By Todd Strandberg
Rapture Ready
For nearly thirty years, the U.S. has been blessed with low inflation. There are now signs that our luck is about to run out. The U.S. monetary base has more than tripled over the last couple of years, and all that money is starting to filter into the hands of consumers. Commodity prices are absolutely skyrocketing, and it is inevitable that those price increases will show up at the grocery store.
In his recent article entitled "An Inflationary Cocktail in the Making," Richard Benson lists sixteen key commodities that have seen huge price increases over the past year:
- Agricultural Raw Materials: 24%
- Industrial Inputs Index: 25%
- Metals Price Index: 26%
- Coffee: 45%
- Barley: 32%
- Oranges: 35%
- Beef: 23%
- Pork: 68%
- Salmon: 30%
- Sugar: 24%
- Wool: 20%
- Cotton: 40%
- Palm Oil: 26%
- Hides: 25%
- Rubber: 62%
- Iron Ore: 103%

Years of environmental restrictions on mining are adding to inflation pressure. Even though the demand for metals has been rising, supply is tight: No new mines have been opened in twenty years. The last iron ore smelter to be built in the United States dates back to 1969.
There is a growing problem with rare earth metals, which are used in a wide number of industrial and electronic products. China controls 97 percent of the rare earth market, and it has recently stated that it will no longer export these metals. American firms are now scrambling to find alternative sources before their supply runs out.
The uptick in commodity prices has failed to get the attention of the Federal Reserve. One of the duties of this body is to be on guard for inflation.
Amazingly, the Fed wants to print lots more money because it thinks we are in greater danger of seeing falling prices. The president of the Federal Reserve Bank of New York, William Dudley, stated that the high unemployment and the low inflation the United States is experiencing right now are "wholly unacceptable.... Further action is likely to be warranted unless the economic outlook evolves in such a way that makes me more confident that we will see better outcomes for both employment and inflation before long."
The government has been reporting low inflation because it uses crazy methodology in figuring its numbers. Food substitution is one example of this chicanery.
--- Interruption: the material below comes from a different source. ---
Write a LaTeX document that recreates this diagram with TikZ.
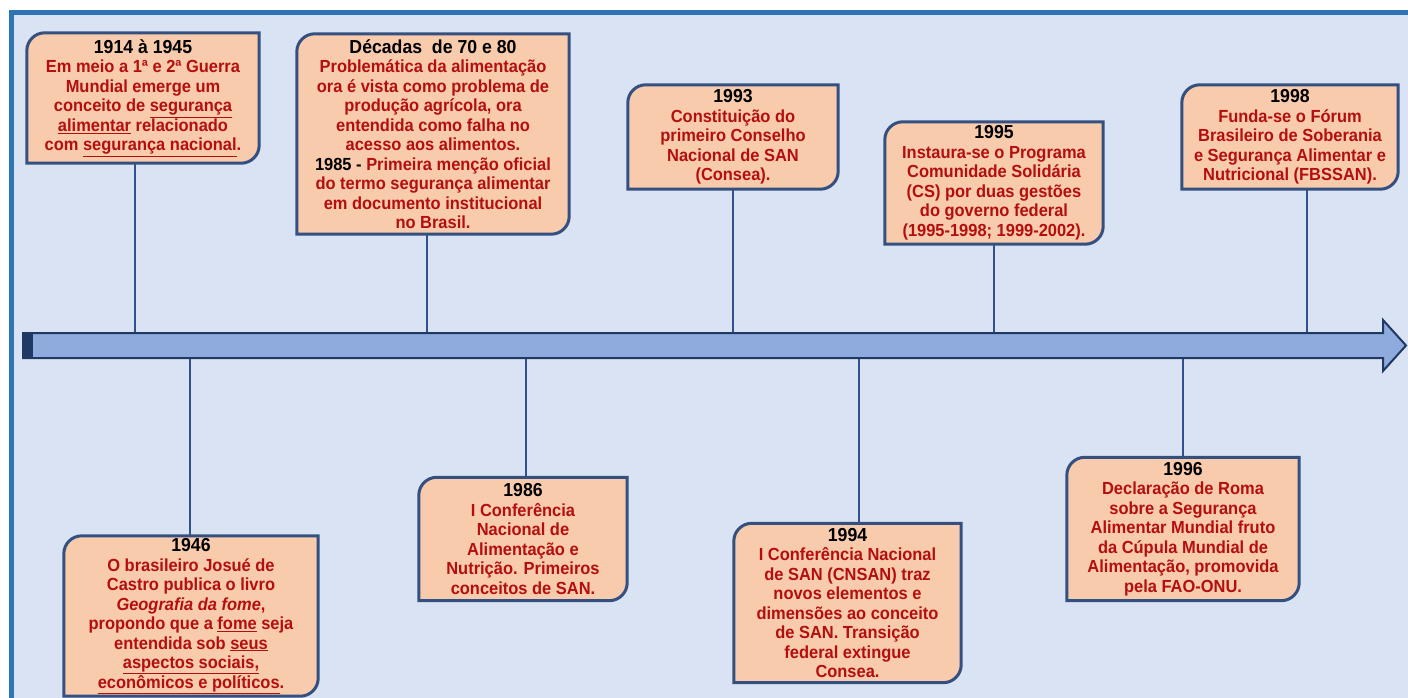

If Kraft Macaroni and Cheese goes up 5 percent in price, the government may still see this component as unchanged because it concludes that people will switch to a no-name brand.
The Federal Reserve might be smoking those left-handed cigarettes, but many savvy investors understand what is going on. The fear of future inflation is the main reason gold and silver has risen more than 500 percent in the past decade. Even the U.S. Mint is adding to inflation. It has officially raised the wholesale pricing above spot on American Silver Eagles from $1.50 to $2.00.
The Bible warns of ramped-up inflation in the last days. The book of Revelation says a person will need to work for a whole day just to earn enough to buy a measure of grain equal to a loaf of bread. To go from fat and happy to a starvation diet would seem to require a transition period. Any movement towards high inflation may indicate we are headed in that direction.
“When he opened the third seal, I heard the third living creature say, ‘Come!’ And I looked, and behold, a black horse! And its rider had a pair of scales in his hand. And I heard what seemed to be a voice in the midst of the four living creatures, saying, ‘A quart of wheat for a denarius, and three quarts of barley for a denarius, and do not harm the oil and wine!’” (Rev 6:5-6).